Sometimes you should be prepared, sometimes not
Yes, it’s great to be prepared for your lessons and know exactly what you’re going to do. BUT sometimes it’s just as great having no idea what you want to do or where you want to go and then the real fun begins! Being unprepared at times forces you to think on the spot and, more importantly, use your creativity.

Be the teacher you always wanted as a student when you were in school
Everyone you speak to will have that one teacher they really didn’t like, and that one teacher they still remember fondly. Be the teacher you wish you had when you were in school.

Sarcasm is ok, but not too much
I’ll admit it, I am the worst when it comes to sarcasm. I can’t help it! I have a terrible sarcastic side and it comes out in almost every lesson! Fortunately, my students get me and they can handle it. But, you will find that one student who is rather sensitive and perhaps doesn’t get you like the others. So, employ your sarcasm in a fun way but always be aware that it might backfire at times. You will learn that it is important for even a teacher to be able to apologise to his/her students if something goes a little awkward in class.

Don't give answers, ask questions
Do not ‘spoonfeed’ your students. They learn nothing! I ask my students questions that get them to find the answer on their own. I give hints and clues, allowing the students to deduce and investigate the answer for themselves. It works.

Be the friend your students don't have
I disagree with the notion of “I am not your friend”. I believe that a teacher may be the only friend that some students have in school. Yes, there are professional lines not to cross – but being a friend is not crossing the line. Remember your students are far more than academic objects to be filled with knowledge. They have struggles, emotions and a whole life outside of school of which you may be unaware of.

Be available
Simply put, be available. Be accessible. Make sure you are there if a student requires assistance with something. Don’t leave straight after school, hang around a little in case some students wish to see you. You will find more students coming to get work done or asking for help outside of their normal class times.
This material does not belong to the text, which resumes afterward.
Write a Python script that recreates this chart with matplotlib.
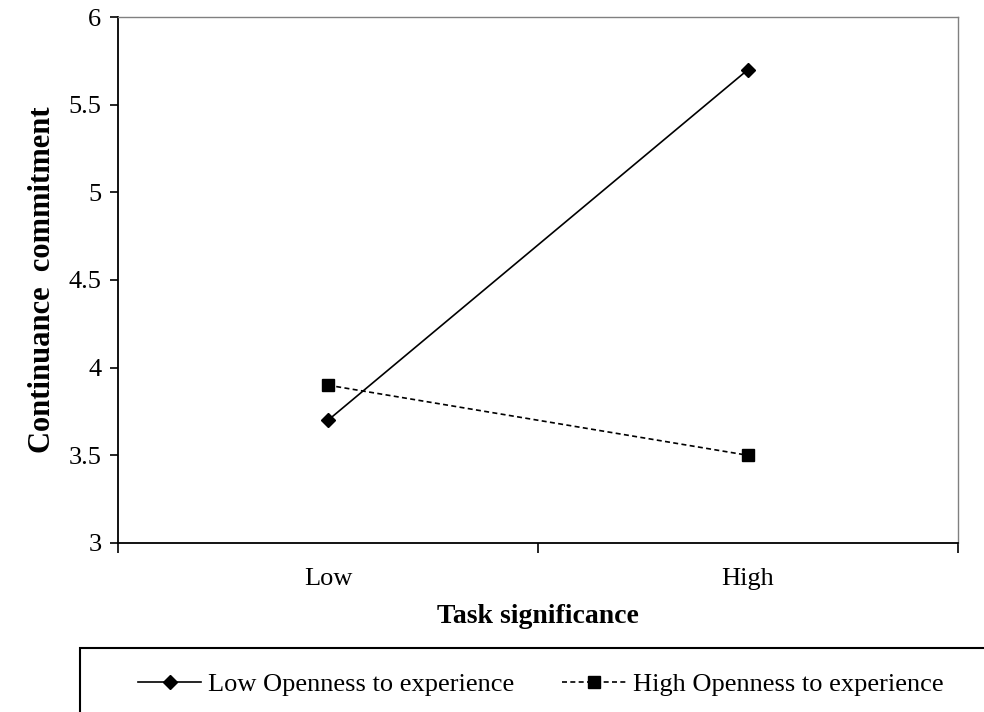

Show respect and earn respect, don't demand it
Demanding respect without actually earning or deserving it does not work. It does the opposite. I show my students that they will earn my respect and in return I will earn theirs. It’s a relationship. The dynamics of a teacher’s relationship with his/her class are affected by many factors. Not every class you have will see you the same way. It’s a juggling act!
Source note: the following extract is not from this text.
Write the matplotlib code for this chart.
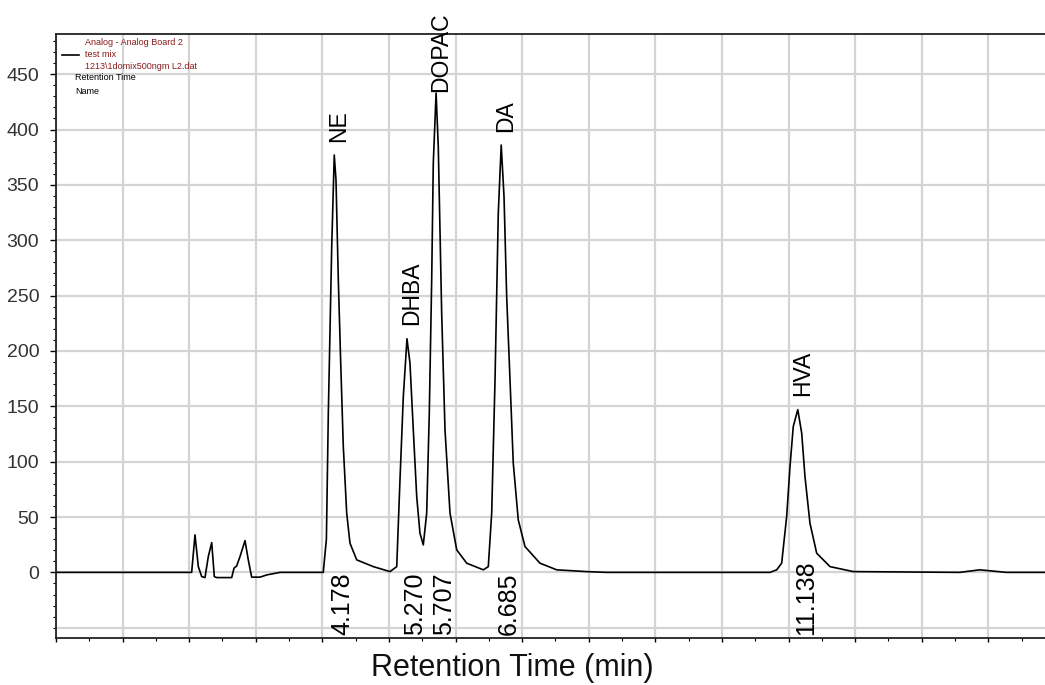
import matplotlib
matplotlib.use("Agg")
import matplotlib.pyplot as plt
from matplotlib.ticker import MultipleLocator
from matplotlib.lines import Line2D

plt.rcParams['font.family'] = ['Liberation Sans', 'DejaVu Sans']

# Chromatogram trace (time in min, signal)
time_min = [0.0, 2.037, 2.087, 2.137, 2.188, 2.237, 2.287, 2.338, 2.377, 2.413,
            2.638, 2.673, 2.713, 2.763, 2.838, 2.887, 2.938, 3.063, 3.164, 3.363,
            4.013, 4.060, 4.089, 4.140, 4.178, 4.204, 4.239, 4.275, 4.314, 4.365,
            4.414, 4.515, 4.764, 5.015, 5.116, 5.165, 5.215, 5.270, 5.315, 5.365,
            5.416, 5.465, 5.515, 5.566, 5.605, 5.641, 5.665, 5.707, 5.740, 5.791,
            5.841, 5.916, 6.017, 6.167, 6.416, 6.491, 6.542, 6.592, 6.641, 6.685,
            6.727, 6.767, 6.817, 6.866, 6.941, 7.042, 7.267, 7.518, 7.968, 8.269,
            10.721, 10.821, 10.896, 10.971, 11.021, 11.070, 11.138, 11.197, 11.246,
            11.321, 11.422, 11.622, 11.971, 13.570, 13.870, 14.270, 14.850]
signal = [0.0, 0.0, 33.9, 5.2, -3.8, -4.7, 14.3, 26.9, -3.8, -4.7,
          -4.7, 3.8, 5.9, 14.3, 28.7, 11.3, -4.3, -4.3, -2.3, 0.0,
          0.0, 30.0, 143.8, 294.3, 377.0, 354.6, 264.2, 189.0, 113.6, 53.5,
          26.4, 11.3, 5.2, 0.7, 5.2, 83.6, 158.8, 211.0, 189.0, 128.7,
          68.5, 35.4, 24.8, 53.5, 143.8, 264.2, 369.6, 433.0, 384.6, 234.1,
          128.7, 53.5, 20.3, 8.3, 2.3, 5.2, 53.5, 173.9, 324.5, 386.0,
          339.5, 249.1, 173.9, 98.6, 47.4, 23.3, 8.3, 2.3, 0.7, 0.0,
          0.0, 2.3, 8.3, 50.4, 95.6, 131.7, 147.0, 125.7, 86.5,
          44.4, 17.3, 5.2, 0.7, 0.0, 2.3, 0.0, 0.0]

peak_names = ["NE", "DHBA", "DOPAC", "DA", "HVA"]
peak_times = [4.178, 5.270, 5.707, 6.685, 11.138]
peak_heights = [377, 211, 433, 386, 147]
rt_labels = ["4.178", "5.270", "5.707", "6.685", "11.138"]
y_ticks = [0, 50, 100, 150, 200, 250, 300, 350, 400, 450]
legend_red = ["Analog - Analog Board 2", "test mix", "1213\\1domix500ngm L2.dat"]
legend_black = ["Retention Time", "Name"]
x_label = "Retention Time (min)"

W, H = 1045, 685
fig = plt.figure(figsize=(W / 100, H / 100), dpi=100)
ax = fig.add_axes([56 / W, 1 - 637.7 / H, 1 - 56 / W, (637.7 - 34.3) / H])

ax.plot(time_min, signal, color='black', lw=1.2, zorder=3)

ax.set_xlim(0, 14.85)
ax.set_ylim(-59, 486)

ax.xaxis.set_major_locator(MultipleLocator(1))
ax.xaxis.set_minor_locator(MultipleLocator(0.5))
ax.set_yticks(y_ticks)
ax.yaxis.set_minor_locator(MultipleLocator(10))
ax.set_xticklabels([])
ax.grid(True, which='major', color='#d4d4d4', lw=1.6, zorder=0)
ax.axhline(-50, color='#d4d4d4', lw=1.6, zorder=0)

ax.tick_params(axis='y', which='major', length=4, width=1, labelsize=14,
               labelcolor='#333333', pad=8, direction='out')
ax.tick_params(axis='y', which='minor', length=2, width=0.8)
ax.tick_params(axis='x', which='major', length=3, width=1)
ax.tick_params(axis='x', which='minor', length=2, width=0.8)

for s in ['left', 'top', 'bottom']:
    ax.spines[s].set_color('#222222')
    ax.spines[s].set_linewidth(1.3)
ax.spines['right'].set_visible(False)

# Peak names (shifted down if they would leave the figure)
renderer = fig.canvas.get_renderer()
for name, t, h in zip(peak_names, peak_times, peak_heights):
    txt = ax.text(t + 0.07, h + 12, name, rotation=90, ha='center', va='bottom',
                  fontsize=16.5, color='black', zorder=4)
    bb = txt.get_window_extent(renderer)
    limit = H - 13
    if bb.y1 > limit:
        shift = bb.y1 - limit
        x0, y0 = ax.transData.transform((t + 0.07, h + 12))
        _, ynew = ax.transData.inverted().transform((x0, y0 - shift))
        txt.set_position((t + 0.07, ynew))

# Retention time labels
for lab, t in zip(rt_labels, peak_times):
    ax.text(t + 0.12, -57, lab, rotation=90, ha='center', va='bottom',
            fontsize=18, color='black', zorder=4)

# Legend
handle = Line2D([], [], color='black', lw=1.2)
leg = ax.legend([handle], ["\n".join(legend_red)], loc='upper left',
                bbox_to_anchor=(0.0, 1.005), frameon=False, fontsize=6.5,
                handlelength=1.9, handletextpad=0.6, borderaxespad=0.3)
for txt in leg.get_texts():
    txt.set_color('#8b1a1a')
    txt.set_linespacing(1.45)
ax.text(0.019, 0.928, legend_black[0], transform=ax.transAxes, fontsize=6.5,
        va='center', ha='left', color='black')
ax.text(0.019, 0.905, legend_black[1], transform=ax.transAxes, fontsize=6.5,
        va='center', ha='left', color='black')

fig.text(512 / W, 1 - 668 / H, x_label, ha='center', va='center',
         fontsize=22, color='#111111')

fig.savefig("out.png", dpi=100)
Your classroom is your kingdom, survey and conquer
Feel free to move around. Walk, jump, slide…whatever you want really, it’s your classroom! Take a look at the walls around you, what is on them? Movie posters? (Please, please…stop with the movie posters! Enough already, it’s not cool anymore and just an excuse to put something up on the wall that has NOTHING to do with your subject!) Make your kingdom a happy and fruitful place. 

Smile, make jokes and make your students laugh
Why not? Have fun. Students work better if they’re in a good mood. Play music. Tell cheesy jokes (that is what teachers do!). SMILE! Why must you control your class with fear? How does it empower your students to learn if you are the stern authoritarian who rules with an iron fist? It’s just not me. I tried to be like that as a first-year teacher, because that is all I knew – it didn’t work.

Keep a positive disposition at all times when in front of your students
Teaching is like acting. It’s a show. You are the main star and your students the supporting cast and captive audience. There are days when I feel that I would much rather be somewhere else than in my classroom – those days are tough. But, when the students enter, I am smiling and positive – for their sake. This is no easy task and requires much discipline and self-control on the teacher’s part. So, smile in class and cry in the staffroom.

Be yourself as much as you can
As much as you are an ‘actor’, it really helps if you are honest about the kind of person you are and you are just ‘yourself’ in front of your students. I’m not talking about you telling them your deepest inner secrets or struggles with depression or whatever! I’m saying just be yourself, don’t pretend to be someone you are not. Because when life is kicking you in the teeth, your pretending won’t hold up and the students will not recognise their teacher. Now, this point might come in stark contrast to the previous one, but hear me out. Just be natural and allow your students to see you are just a human being, not a machine as some may think.

Show your students that you are there for them and they are important to you
This is part of earning the respect of your students. If they see that you are there for them, they will respond with a maturity that may suprise you. I tell my Matrics that they are my most important class and will always have my time and full attention. I tell my students that they are important to me. I tell each student who says “I can’t” that “You can!”.

Know how to relate to your students
What I love most about teaching teenagers is that they keep me young inside! Most people guess my age quite a few years younger than what I actually am. I put this down to the fact that I know how to relate to my students. What music are they into? What movies interest them? What do they do after school? Where do they party? Who smokes? Who drinks? Who might be doing drugs? I don’t have to do anything that the students do (thank goodness!) but knowing the culture they are a part of helps me as a teacher to relate to them. If a student is having a bad day, I don’t force them to work. I let them chill and do whatever they want. Their emotional state is more important to me than what they would have learned that day. And, besides, they would not have learnt anything in their state of mind anyway.


Stress will kill you
Literally. It’s a scientific fact. Trying to deal with stress is a tough one to tackle. I don’t have any answers for this one. Recognise when you are getting stressed (or depressed) and get some help. A stressed teacher is no fun in class.

Don't take work home
This one, I saved to the end. Can you think of any teachers that you know that DON’T work at home? The nature of the job, unfortunately, places the most inhumane working hours on teachers for which they are not compensated. Most teachers never have enough time to finish their actual marking or prep at school due to full timetables and/or extra duties after school. So, they end up taking work home. The reason I don’t like this is that those teachers with families end up taking away from family time and, one day, there may be regret. I have started trying to leave most of my work at school now. I don’t even check my work email once I am home for the day. Try to leave work at work, as hard as that may be.